The environmental scientists have uncovered a serious problem for which there is no prior warning. Our knowledge of the workings of the atmosphere has been appealingly poor, and one consequence of that lack of understanding is the strong possibility that ultra-violet (UV) radiation will increase in intensity throughout the earth.
Radiation from the sun includes UV radiation, along with the visible light. On penetrating the atmosphere and being absorbed by biological tissues, UV radiation damages protein and DNA molecules at the surface of all living things. This occurs in sunburn. If the entire amount of UV radiation falling on the stratosphere reached the earth’s surface, it is fearful that any life would be able to survive. The more damaging effects of the UV rays is mostly avoided because most of the UV radiation over 99 % is absorbed by ozone in the upper stratosphere. For this reason, stratospheric ozone is commonly referred to us the Ozone shield or the Ozone Layer.
In the autumn of 1985, some British atmospheric scientists working in Antarctica reported a gaping ‘hole’ (actually, a thinning of one area) in the stratospheric ozone layer of the South Pole. There is an area equal to the size of the United States, where ozone levels were 50% lower than normal. Scientists had assumed that the loss of Ozone, if it occurred would be slow, gradual and uniform over the whole planet. The ’hole’ came as a surprise and if it had occurred anywhere but over the South Pole, the UV damage would have been extensive.

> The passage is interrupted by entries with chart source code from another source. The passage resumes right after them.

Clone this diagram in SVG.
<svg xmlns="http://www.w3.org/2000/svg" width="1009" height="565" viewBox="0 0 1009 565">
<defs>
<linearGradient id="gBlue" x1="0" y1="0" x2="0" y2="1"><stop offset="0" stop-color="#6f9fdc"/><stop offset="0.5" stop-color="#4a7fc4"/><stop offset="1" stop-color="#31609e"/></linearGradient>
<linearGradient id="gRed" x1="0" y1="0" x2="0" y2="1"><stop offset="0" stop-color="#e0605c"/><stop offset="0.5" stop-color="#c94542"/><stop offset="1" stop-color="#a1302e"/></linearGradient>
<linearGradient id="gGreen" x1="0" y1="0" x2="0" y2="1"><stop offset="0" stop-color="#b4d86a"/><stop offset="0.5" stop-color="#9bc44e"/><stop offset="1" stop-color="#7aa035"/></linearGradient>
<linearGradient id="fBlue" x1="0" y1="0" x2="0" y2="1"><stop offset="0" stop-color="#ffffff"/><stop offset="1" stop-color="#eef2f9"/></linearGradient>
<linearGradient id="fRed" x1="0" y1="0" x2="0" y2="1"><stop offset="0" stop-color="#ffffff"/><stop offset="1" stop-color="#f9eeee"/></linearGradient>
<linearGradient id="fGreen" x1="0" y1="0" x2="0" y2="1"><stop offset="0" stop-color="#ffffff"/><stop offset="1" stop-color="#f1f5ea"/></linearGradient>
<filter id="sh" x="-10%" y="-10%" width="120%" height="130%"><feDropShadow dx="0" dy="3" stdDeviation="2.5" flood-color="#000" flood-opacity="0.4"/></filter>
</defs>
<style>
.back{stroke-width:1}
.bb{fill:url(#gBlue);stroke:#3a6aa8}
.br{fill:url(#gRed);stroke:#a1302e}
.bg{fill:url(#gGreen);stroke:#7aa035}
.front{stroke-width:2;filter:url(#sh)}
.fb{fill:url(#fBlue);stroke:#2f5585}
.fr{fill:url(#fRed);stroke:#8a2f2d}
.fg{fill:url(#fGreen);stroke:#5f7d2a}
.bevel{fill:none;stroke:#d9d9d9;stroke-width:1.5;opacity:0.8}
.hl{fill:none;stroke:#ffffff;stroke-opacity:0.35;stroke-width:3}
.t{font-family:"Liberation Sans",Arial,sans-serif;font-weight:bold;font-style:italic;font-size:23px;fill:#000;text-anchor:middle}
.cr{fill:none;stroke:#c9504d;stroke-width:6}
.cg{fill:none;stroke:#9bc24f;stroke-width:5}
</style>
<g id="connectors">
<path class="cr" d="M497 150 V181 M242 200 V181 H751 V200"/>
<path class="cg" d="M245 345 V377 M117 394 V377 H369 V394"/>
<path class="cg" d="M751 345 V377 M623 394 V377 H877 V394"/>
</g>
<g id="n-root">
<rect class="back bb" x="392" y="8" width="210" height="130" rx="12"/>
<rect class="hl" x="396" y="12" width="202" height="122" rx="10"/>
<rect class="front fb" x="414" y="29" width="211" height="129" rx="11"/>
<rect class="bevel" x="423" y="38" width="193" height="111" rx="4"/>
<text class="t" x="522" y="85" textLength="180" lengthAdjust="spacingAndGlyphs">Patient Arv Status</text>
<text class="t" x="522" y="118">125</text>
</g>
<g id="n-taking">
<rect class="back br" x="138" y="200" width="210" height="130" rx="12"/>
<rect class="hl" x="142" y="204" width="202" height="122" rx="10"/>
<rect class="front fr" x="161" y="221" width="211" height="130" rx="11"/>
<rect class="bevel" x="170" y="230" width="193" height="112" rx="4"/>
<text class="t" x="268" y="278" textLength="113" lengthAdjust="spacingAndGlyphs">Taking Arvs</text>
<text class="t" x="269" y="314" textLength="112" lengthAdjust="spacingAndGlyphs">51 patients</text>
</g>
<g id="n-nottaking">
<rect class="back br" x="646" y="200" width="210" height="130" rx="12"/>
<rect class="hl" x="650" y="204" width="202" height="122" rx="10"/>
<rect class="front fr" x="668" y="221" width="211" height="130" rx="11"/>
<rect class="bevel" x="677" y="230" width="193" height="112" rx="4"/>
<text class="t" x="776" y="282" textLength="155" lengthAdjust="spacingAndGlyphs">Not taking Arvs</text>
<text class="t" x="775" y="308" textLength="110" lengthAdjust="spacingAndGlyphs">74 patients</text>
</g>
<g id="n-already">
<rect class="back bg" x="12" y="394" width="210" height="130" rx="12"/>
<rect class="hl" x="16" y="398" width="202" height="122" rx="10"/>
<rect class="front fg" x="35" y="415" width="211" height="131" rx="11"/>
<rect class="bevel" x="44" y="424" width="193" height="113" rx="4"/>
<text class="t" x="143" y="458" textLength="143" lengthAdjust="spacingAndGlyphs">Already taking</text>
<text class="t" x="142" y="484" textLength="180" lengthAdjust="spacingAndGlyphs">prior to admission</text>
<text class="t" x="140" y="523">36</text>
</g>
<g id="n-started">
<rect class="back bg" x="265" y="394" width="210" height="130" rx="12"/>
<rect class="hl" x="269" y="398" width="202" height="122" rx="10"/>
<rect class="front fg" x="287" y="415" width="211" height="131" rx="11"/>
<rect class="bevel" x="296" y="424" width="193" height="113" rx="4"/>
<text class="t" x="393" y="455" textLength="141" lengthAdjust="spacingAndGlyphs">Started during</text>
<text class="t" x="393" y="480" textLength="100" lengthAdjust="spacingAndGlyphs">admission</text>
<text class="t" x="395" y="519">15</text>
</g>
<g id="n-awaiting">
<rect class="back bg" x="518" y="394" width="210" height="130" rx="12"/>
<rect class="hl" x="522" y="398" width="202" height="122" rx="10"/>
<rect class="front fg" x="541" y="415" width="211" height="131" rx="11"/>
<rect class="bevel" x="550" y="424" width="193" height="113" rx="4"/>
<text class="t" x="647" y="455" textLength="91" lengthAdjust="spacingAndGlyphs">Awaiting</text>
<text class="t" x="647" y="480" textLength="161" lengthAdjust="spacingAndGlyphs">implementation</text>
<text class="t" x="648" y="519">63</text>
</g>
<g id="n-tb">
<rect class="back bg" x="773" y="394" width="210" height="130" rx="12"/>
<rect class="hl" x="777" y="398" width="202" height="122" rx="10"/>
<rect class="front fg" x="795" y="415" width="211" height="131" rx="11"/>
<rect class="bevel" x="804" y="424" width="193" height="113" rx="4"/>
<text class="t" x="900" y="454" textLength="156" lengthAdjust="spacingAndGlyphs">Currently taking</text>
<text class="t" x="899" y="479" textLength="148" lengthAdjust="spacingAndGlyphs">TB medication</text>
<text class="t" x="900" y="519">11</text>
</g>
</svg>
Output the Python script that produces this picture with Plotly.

News of the ozone ‘hole’ stimulated an enormous research effort. A unique set of conditions were found to be responsible for the ozone hole. In summer, gases such as nitrogen oxide and Methane react with Chlorine Monoxide and Chlorine to trap the chlorine forming so-called chlorine reservoirs, preventing much ozone depletion.
High above the earth is the stratosphere where a small number of ozone molecules shield all life from harmful ultraviolet radiation. Ozone, an unstable form of oxygen containing 3 oxygen atoms(O3), fall apart into an oxygen atom(O) and an oxygen molecule(O2) when it absorbs UV radiation. However a fresh supply of ozone forms continually in the stratosphere, producing a delicate chemical balance in which a layer of less than 4.5 trillion kilograms of ozone, about 3 or 4 ozone molecules for every million molecule of air, blanket the planet. The balance is threatened by chemicals called chlorofluorocarbons or CFCs, such as the Fluoro Carbon-11. There, they decompose and release chlorine atoms, which cause ozone to break down. The difference is that each chlorine atom destroys as many as 100,000 ozone molecules faster than nature can replenish them. As a result, the ozone layer is thinning, forming a hole that lets damaging UV radiations reach the Earth. The depletion of ozone layer, allows more UV radiation to reach the earth which affects the humans, the increased UV radiation increases the incidence of cataract, skin cancer and decline in the functioning of the Immune system.